AVAILABLE RECORDS:
.....

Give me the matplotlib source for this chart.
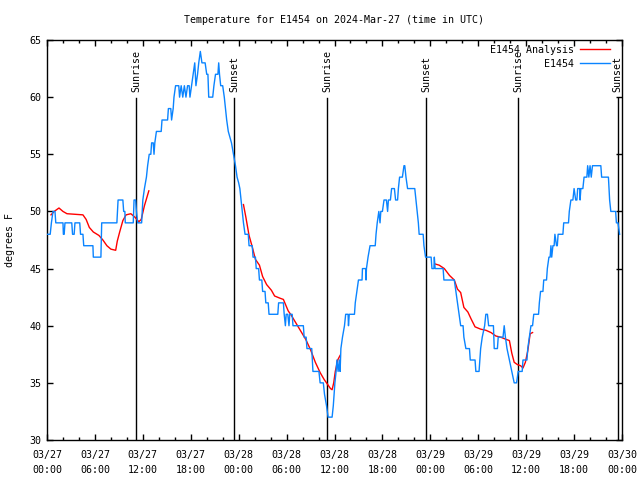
import numpy as np
import pandas as pd
import matplotlib
matplotlib.use("Agg")
import matplotlib.pyplot as plt
import matplotlib.dates as mdates

# ---------------- data ----------------
start_time = "2024-03-27 00:00"

# observed temperature (hours after start, degrees F)
obs_hours = [0.0, 0.4, 0.55, 0.75, 1.0, 1.1, 2.0, 2.05, 2.15, 2.25, 3.1, 3.2, 3.4, 3.5,
             4.1, 4.2, 4.5, 4.6, 5.75, 5.8, 6.75, 6.85, 8.75, 8.9, 9.5, 9.6, 9.75, 9.8,
             10.8, 10.9, 11.1, 11.2, 11.35, 11.85, 12.0, 12.2, 12.45, 12.6, 12.8, 13.0,
             13.1, 13.3, 13.4, 13.5, 13.7, 14.3, 14.4, 15.1, 15.2, 15.5, 15.6, 15.8, 15.9,
             16.1, 16.5, 16.6, 16.8, 17.0, 17.2, 17.4, 17.6, 17.8, 17.9, 18.1, 18.3, 18.5,
             18.65, 18.85, 19.0, 19.2, 19.4, 19.8, 20.0, 20.15, 20.25, 20.75, 20.9, 21.1,
             21.4, 21.5, 21.6, 21.75, 22.0, 22.2, 22.35, 22.5, 22.7, 22.9, 23.1, 23.35,
             23.6, 23.8, 24.0, 24.15, 24.3, 24.45, 24.6, 24.8, 25.2, 25.3, 25.7, 25.8,
             26.1, 26.2, 26.5, 26.6, 26.9, 27.0, 27.3, 27.4, 27.7, 27.8, 28.9, 29.0, 29.6,
             29.7, 29.85, 29.95, 30.15, 30.3, 30.4, 30.7, 30.8, 32.1, 32.2, 32.45, 32.55,
             33.15, 33.3, 34.05, 34.2, 34.6, 34.75, 35.0, 35.2, 35.7, 35.85, 36.05, 36.2,
             36.3, 36.45, 36.6, 36.7, 36.8, 37.0, 37.25, 37.4, 37.7, 37.75, 37.85, 38.5,
             38.6, 38.8, 39.0, 39.45, 39.5, 39.9, 39.95, 40.0, 40.2, 40.45, 41.1, 41.2,
             41.35, 41.55, 41.7, 41.8, 42.0, 42.2, 42.5, 42.65, 42.75, 43.0, 43.15, 43.5,
             43.65, 43.9, 44.0, 44.15, 44.5, 44.7, 44.8, 44.95, 45.15, 46.05, 46.2, 46.35,
             46.5, 46.6, 47.1, 47.2, 47.4, 48.1, 48.2, 48.45, 48.5, 48.6, 49.6, 49.7, 51.0,
             51.2, 51.4, 51.6, 51.8, 52.1, 52.2, 52.45, 52.9, 53.0, 53.6, 53.7, 54.1, 54.3,
             54.5, 54.8, 54.95, 55.15, 55.3, 55.9, 56.0, 56.4, 56.5, 57.1, 57.25, 57.4,
             57.6, 57.9, 58.2, 58.5, 58.8, 59.0, 59.5, 59.6, 60.1, 60.2, 60.4, 60.6, 60.8,
             60.95, 61.55, 61.65, 61.8, 62.1, 62.2, 62.55, 62.65, 62.85, 63.0, 63.1, 63.2,
             63.35, 63.5, 63.6, 63.8, 63.9, 64.0, 64.6, 64.7, 65.3, 65.4, 65.6, 65.85,
             66.0, 66.2, 66.35, 66.45, 66.7, 66.75, 66.85, 67.1, 67.25, 67.6, 67.7, 67.85,
             68.0, 68.15, 68.3, 69.35, 69.45, 70.3, 70.45, 70.6, 71.2, 71.3, 71.5, 71.7]
obs_temp = [48, 48, 49, 50, 50, 49, 49, 48, 48, 49, 49, 48, 48, 49,
            49, 48, 48, 47, 47, 46, 46, 49, 49, 51, 51, 50, 50, 49,
            49, 51, 51, 50, 49, 49, 51, 52, 53, 54, 55, 55,
            56, 56, 55, 56, 57, 57, 58, 58, 59, 59, 58, 59, 60,
            61, 61, 60, 61, 60, 61, 60, 61, 61, 60, 61, 62, 63,
            61, 62, 63, 64, 63, 63, 62, 62, 60, 60, 61, 62,
            62, 63, 62, 61, 61, 60, 59, 58, 57, 56.5, 56, 55,
            54, 53, 52.5, 52, 51, 50, 49, 48, 48, 47, 47, 46,
            46, 45, 45, 44, 44, 43, 43, 42, 42, 41, 41, 42, 42,
            41, 40, 41, 41, 40, 41, 41, 40, 40, 39, 39, 38,
            38, 36, 36, 35, 35, 34, 33, 32, 32, 33, 35, 36,
            37, 36, 37, 36, 38, 39, 40, 41, 41, 40, 41, 41,
            42, 43, 44, 44, 45, 45, 44, 45, 46, 47, 47, 48,
            49, 50, 49, 50, 50, 51, 51, 50, 51, 51, 52, 52,
            51, 51, 52, 53, 53, 54, 54, 53, 52, 52, 51, 50,
            49, 48, 48, 47, 46, 46, 45, 45, 46, 45, 45, 44, 44,
            43, 42, 41, 40, 40, 39, 38, 38, 37, 37, 36, 36, 38,
            39, 40, 41, 41, 40, 40, 38, 38, 39, 39, 40, 39,
            38, 37, 36, 35, 35, 36, 36, 37, 37, 38, 39, 40, 40,
            41, 41, 42, 43, 43, 44, 44, 45, 46, 46, 47, 46,
            47, 47, 48, 47, 47, 48, 48, 49, 49, 50, 51, 51,
            52, 51, 51, 52, 52, 51, 52, 52, 53, 53, 54, 53,
            54, 53, 54, 54, 53, 53, 51, 50, 50, 49, 49, 48]

# analysis (NaN separates the three analysis runs)
ana_hours = [0.5, 0.9, 1.5, 2.0, 2.5, 4.5, 4.9, 5.3, 5.8, 6.5, 7.0, 7.5, 8.0, 8.6, 8.8,
             9.1, 9.5, 9.9, 10.5, 11.0, 11.5, 11.8, 12.2, 12.75,
             np.nan,
             24.6, 24.9, 25.3, 25.7, 26.1, 26.6, 27.0, 27.5, 28.1, 28.5, 29.2, 29.6, 30.2,
             30.6, 31.2, 31.8, 32.4, 33.0, 33.6, 34.2, 34.7, 35.2, 35.5, 35.7, 35.9, 36.1,
             36.4, 36.7,
             np.nan,
             48.6, 49.1, 49.75, 50.4, 51.0, 51.4, 51.8, 52.2, 52.7, 53.1, 53.6, 54.3, 54.96,
             55.6, 56.2, 56.8, 57.5, 57.9, 58.2, 58.5, 58.9, 59.3, 59.6, 59.9, 60.2, 60.5,
             60.8]
ana_temp = [49.7, 50.0, 50.3, 50.0, 49.8, 49.7, 49.3, 48.6, 48.2, 47.9, 47.5, 47.0, 46.7,
            46.6, 47.4, 48.2, 49.2, 49.7, 49.8, 49.5, 49.1, 49.3, 50.5, 51.8,
            np.nan,
            50.6, 49.5, 47.9, 46.9, 45.8, 45.3, 44.3, 43.6, 43.1, 42.6, 42.4, 42.3, 41.3,
            40.9, 40.2, 39.5, 38.8, 37.9, 36.8, 35.9, 35.3, 34.8, 34.5, 34.4, 35.0, 36.0,
            37.0, 37.4,
            np.nan,
            45.4, 45.3, 45.0, 44.4, 44.0, 43.2, 42.9, 41.6, 41.2, 40.6, 39.9, 39.7, 39.6,
            39.4, 39.1, 39.0, 38.8, 38.7, 37.6, 36.8, 36.6, 36.5, 36.3, 36.8, 37.8, 39.3,
            39.4]

sun_labels = ["Sunrise", "Sunset", "Sunrise", "Sunset", "Sunrise", "Sunset"]
sun_times = ["2024-03-27 11:08", "2024-03-27 23:25", "2024-03-28 11:04",
             "2024-03-28 23:27", "2024-03-29 11:01", "2024-03-29 23:28"]

title = "Temperature for E1454 on 2024-Mar-27 (time in UTC)"
ylabel = "degrees F"
yticks = [30, 35, 40, 45, 50, 55, 60, 65]
legend_labels = ["E1454 Analysis", "E1454"]

# ---------------- plot ----------------
FONT = "DejaVu Sans Mono"
FS = 7.2
plt.rcParams["font.family"] = [FONT]

t0 = pd.Timestamp(start_time)
obs_t = t0 + pd.to_timedelta(obs_hours, unit="h")
ana_t = [t0 + pd.Timedelta(hours=h) if not np.isnan(h) else pd.NaT for h in ana_hours]
ana_t = pd.DatetimeIndex(ana_t)

fig = plt.figure(figsize=(6.4, 4.8), dpi=100)
ax = fig.add_axes([47 / 640, 40 / 480, 575 / 640, 400 / 480])

for lab, tt in zip(sun_labels, sun_times):
    ts = pd.Timestamp(tt)
    ax.axvline(ts, ymin=0, ymax=0.855, color="black", lw=1.0, zorder=1)
    ax.text(ts, 0.87, lab, rotation=90, ha="center", va="bottom",
            transform=ax.get_xaxis_transform(), fontsize=FS, family=FONT)

l_ana, = ax.plot(ana_t, ana_temp, color="#ff0000", lw=1.0, zorder=2,
                 label=legend_labels[0])
l_obs, = ax.plot(obs_t, obs_temp, color="#0a84ff", lw=1.0, zorder=3,
                 label=legend_labels[1])

ax.set_xlim(t0, t0 + pd.Timedelta(hours=72))
ax.set_ylim(30, 65)
ax.set_yticks(yticks)
ax.xaxis.set_major_locator(mdates.HourLocator(byhour=[0, 6, 12, 18]))
ax.xaxis.set_minor_locator(mdates.HourLocator(byhour=range(0, 24, 2)))
ax.xaxis.set_major_formatter(mdates.DateFormatter("%m/%d\n%H:%M"))

ax.tick_params(axis="both", which="both", direction="in", top=True, right=True,
               labelsize=FS, width=1.0)
ax.tick_params(axis="both", which="major", length=4.5)
ax.tick_params(axis="x", which="minor", length=2.5)
ax.tick_params(axis="x", which="major", pad=7.5)
ax.tick_params(axis="y", which="major", pad=4)
for lab in ax.get_xticklabels() + ax.get_yticklabels():
    lab.set_family(FONT)
    lab.set_linespacing(1.55)
for sp in ax.spines.values():
    sp.set_linewidth(1.0)

fig.text(334 / 640, 1 - 20 / 480, title, ha="center", va="center",
         fontsize=FS, family=FONT)
fig.text(10 / 640, 1 - 240 / 480, ylabel, rotation=90, ha="center", va="center",
         fontsize=FS, family=FONT)

ax.legend(handles=[l_ana, l_obs], loc="upper right",
          bbox_to_anchor=((610 - 47) / 575, (440 - 45) / 400),
          frameon=False, markerfirst=False, fontsize=FS, handlelength=3.0,
          handletextpad=0.6, labelspacing=0.4, borderaxespad=0, borderpad=0,
          prop={"family": FONT, "size": FS})

fig.savefig("out.png", dpi=100)
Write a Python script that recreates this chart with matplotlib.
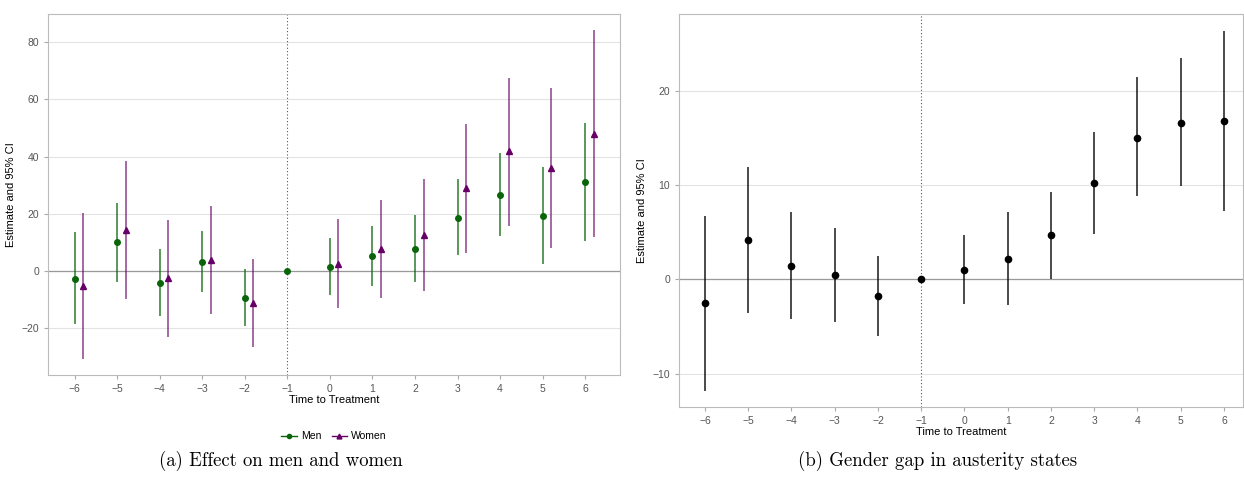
import matplotlib
matplotlib.use("Agg")
from matplotlib import pyplot as plt
import numpy as np

plt.rcParams['font.family'] = ['Liberation Sans', 'DejaVu Sans']
plt.rcParams['axes.unicode_minus'] = True

t = np.arange(-6, 7)

men_est = [-2.6, 10.0, -4.1, 3.3, -9.3, 0, 1.5, 5.3, 7.8, 18.7, 26.7, 19.4, 31.2]
men_lo = [-18.5, -3.7, -15.7, -7.3, -19.2, 0, -8.4, -5.1, -3.8, 5.5, 12.1, 2.6, 10.6]
men_hi = [13.5, 23.8, 7.8, 14.0, 0.7, 0, 11.4, 15.8, 19.5, 32.1, 41.4, 36.3, 51.7]

# women have no estimate at the reference period (-1)
women_t = [-6, -5, -4, -3, -2, 0, 1, 2, 3, 4, 5, 6]
women_est = [-5.1, 14.3, -2.3, 4.0, -11.0, 2.6, 7.7, 12.6, 29.1, 42.0, 36.0, 48.0]
women_lo = [-30.6, -9.9, -23.1, -15.0, -26.4, -13.0, -9.5, -7.0, 6.4, 15.9, 7.9, 12.0]
women_hi = [20.3, 38.4, 18.0, 22.7, 4.3, 18.1, 24.8, 32.0, 51.5, 67.6, 64.1, 84.1]

gap_est = [-2.5, 4.2, 1.4, 0.5, -1.8, 0, 1.0, 2.2, 4.7, 10.2, 15.0, 16.6, 16.8]
gap_lo = [-11.8, -3.5, -4.2, -4.5, -6.0, 0, -2.6, -2.7, 0.0, 4.8, 8.8, 9.9, 7.3]
gap_hi = [6.7, 11.9, 7.1, 5.5, 2.5, 0, 4.7, 7.1, 9.3, 15.6, 21.4, 23.4, 26.3]

green = '#0a640a'
purple = '#660066'

W, H = 1244, 483
fig = plt.figure(figsize=(W/100, H/100), dpi=100)

def frac(x0, y0, x1, y1):
    return [x0/W, 1 - y1/H, (x1-x0)/W, (y1-y0)/H]

def style(ax):
    for s in ax.spines.values():
        s.set_color('#bbbbbb')
        s.set_linewidth(0.8)
    ax.yaxis.grid(True, color='#e3e3e3', lw=0.8)
    ax.set_axisbelow(True)
    ax.axhline(0, color='#999999', lw=0.9, zorder=1)
    ax.axvline(-1, color='#555555', lw=0.8, ls=(0, (1, 2)), zorder=1)
    ax.set_xticks(t)
    ax.tick_params(labelsize=7.5, labelcolor='#555555', color='#aaaaaa', length=3)
    ax.set_xlabel('Time to Treatment', fontsize=8, labelpad=1)
    ax.set_ylabel('Estimate and 95% CI', fontsize=8)

ax1 = fig.add_axes(frac(48, 14, 620, 375))
style(ax1)
ax1.vlines(t, men_lo, men_hi, color=green, lw=1.1, alpha=0.85)
ax1.plot(t, men_est, 'o', color=green, ms=4)
wt = np.array(women_t) + 0.2
ax1.vlines(wt, women_lo, women_hi, color=purple, lw=1.1, alpha=0.75)
ax1.plot(wt, women_est, '^', color=purple, ms=4.5)
ax1.set_xlim(-6.63, 6.82)
ax1.set_ylim(-36.3, 89.8)
ax1.set_yticks([-20, 0, 20, 40, 60, 80])
h1 = ax1.plot([], [], '-o', color=green, ms=3, lw=1)[0]
h2 = ax1.plot([], [], '-^', color=purple, ms=3.5, lw=1)[0]
ax1.legend([h1, h2], ['Men', 'Women'], loc='upper center', bbox_to_anchor=(0.5, -0.13),
           ncol=2, frameon=False, fontsize=7.5, handlelength=1.5, columnspacing=1, handletextpad=0.4)

ax2 = fig.add_axes(frac(679, 14, 1243, 407))
style(ax2)
ax2.vlines(t, gap_lo, gap_hi, color='black', lw=1.1, alpha=0.9)
ax2.plot(t, gap_est, 'o', color='black', ms=4.5)
ax2.set_xlim(-6.6, 6.44)
ax2.set_ylim(-13.5, 28.1)
ax2.set_yticks([-10, 0, 10, 20])

for x, s in [(281, '(a) Effect on men and women'), (938, '(b) Gender gap in austerity states')]:
    fig.text(x/W, 1 - 461/H, s, ha='center', va='center', family=['cmr10', 'DejaVu Serif'],
             fontsize=13.5)

fig.savefig('out.png', dpi=100)
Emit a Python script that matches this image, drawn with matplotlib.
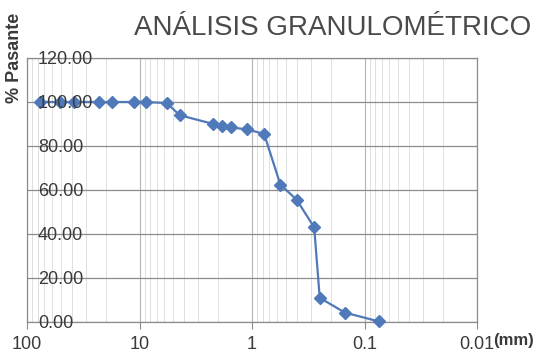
import matplotlib
matplotlib.use("Agg")
import matplotlib.pyplot as plt
from matplotlib.ticker import FixedLocator, LogLocator, NullFormatter

# Data (sieve opening in mm, % passing)
sizes_mm = [76.0, 51.0, 38.0, 23.0, 17.5, 11.3, 8.7, 5.7, 4.4, 2.2, 1.85, 1.55,
            1.1, 0.78, 0.56, 0.40, 0.28, 0.25, 0.15, 0.075]
pct_pass = [100, 100, 100, 100, 100, 100, 100, 99.5, 94, 90, 89, 88.5,
            87.5, 85.5, 62.5, 55.5, 43, 11, 4.3, 0.3]

x_ticks = [100, 10, 1, 0.1, 0.01]
x_tick_labels = ["100", "10", "1", "0.1", "0.01"]
y_ticks = [0, 20, 40, 60, 80, 100, 120]
y_tick_labels = ["%.2f" % v for v in y_ticks]

plt.rcParams['font.family'] = ['Liberation Sans', 'DejaVu Sans']

fig = plt.figure(figsize=(5.48, 3.61), dpi=100)
fig.patch.set_facecolor('white')
ax = fig.add_axes([27/548, 39/361, 450/548, 264/361])

ax.set_xscale('log')
ax.set_xlim(100, 0.01)
ax.set_ylim(0, 120)

ax.xaxis.set_major_locator(FixedLocator(x_ticks))
ax.xaxis.set_minor_locator(LogLocator(base=10, subs=range(2, 10)))
ax.xaxis.set_minor_formatter(NullFormatter())
ax.set_xticklabels(x_tick_labels)
ax.set_yticks(y_ticks)
ax.set_yticklabels([])

ax.grid(True, which='major', axis='y', color='#8c8c8c', lw=0.9)
ax.grid(True, which='major', axis='x', color='#b4b4b4', lw=0.8)
ax.grid(True, which='minor', axis='x', color='#dadada', lw=0.6)
ax.set_axisbelow(True)

for s in ax.spines.values():
    s.set_color('#8c8c8c')
    s.set_linewidth(0.9)

ax.tick_params(axis='x', which='major', length=5, color='#8c8c8c', pad=5,
               labelsize=13, labelcolor='#3a3a3a')
ax.tick_params(axis='x', which='minor', length=0)
ax.tick_params(axis='y', length=0)

ax.plot(sizes_mm, pct_pass, color='#4f79b8', lw=1.6, marker='D',
        markersize=6.5, markerfacecolor='#4f79b8', markeredgecolor='#4f79b8',
        zorder=3, clip_on=False)

# y tick labels drawn inside the plot, on top of the series
ytrans = ax.get_yaxis_transform()
for v, lab in zip(y_ticks, y_tick_labels):
    ax.text(0.024, v, lab, transform=ytrans, ha='left', va='center_baseline',
            fontsize=13, color='#3a3a3a', zorder=5, clip_on=False)

fig.text(333/548, 1 - 28/361, "ANÁLISIS GRANULOMÉTRICO", ha='center', va='center',
         fontsize=20, color='#4a4a4a')
fig.text(15/548, 1 - 58/361, "% Pasante", rotation=90, ha='center', va='center',
         fontsize=13, fontweight='bold', color='#3a3a3a')
fig.text(514/548, 1 - 341/361, "(mm)", ha='center', va='center',
         fontsize=12, fontweight='bold', color='#3a3a3a')

fig.savefig("out.png", dpi=100)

.....

PROBLEM DESCRIPTION: From the records above, extract the lines from the one holding "Write a Python" through the one holding "67.6, 64.1, 84.1]", word for word; omit the pictures.

TASK ANSWER:
Write a Python script that recreates this chart with matplotlib.
import matplotlib
matplotlib.use("Agg")
from matplotlib import pyplot as plt
import numpy as np

plt.rcParams['font.family'] = ['Liberation Sans', 'DejaVu Sans']
plt.rcParams['axes.unicode_minus'] = True

t = np.arange(-6, 7)

men_est = [-2.6, 10.0, -4.1, 3.3, -9.3, 0, 1.5, 5.3, 7.8, 18.7, 26.7, 19.4, 31.2]
men_lo = [-18.5, -3.7, -15.7, -7.3, -19.2, 0, -8.4, -5.1, -3.8, 5.5, 12.1, 2.6, 10.6]
men_hi = [13.5, 23.8, 7.8, 14.0, 0.7, 0, 11.4, 15.8, 19.5, 32.1, 41.4, 36.3, 51.7]

# women have no estimate at the reference period (-1)
women_t = [-6, -5, -4, -3, -2, 0, 1, 2, 3, 4, 5, 6]
women_est = [-5.1, 14.3, -2.3, 4.0, -11.0, 2.6, 7.7, 12.6, 29.1, 42.0, 36.0, 48.0]
women_lo = [-30.6, -9.9, -23.1, -15.0, -26.4, -13.0, -9.5, -7.0, 6.4, 15.9, 7.9, 12.0]
women_hi = [20.3, 38.4, 18.0, 22.7, 4.3, 18.1, 24.8, 32.0, 51.5, 67.6, 64.1, 84.1]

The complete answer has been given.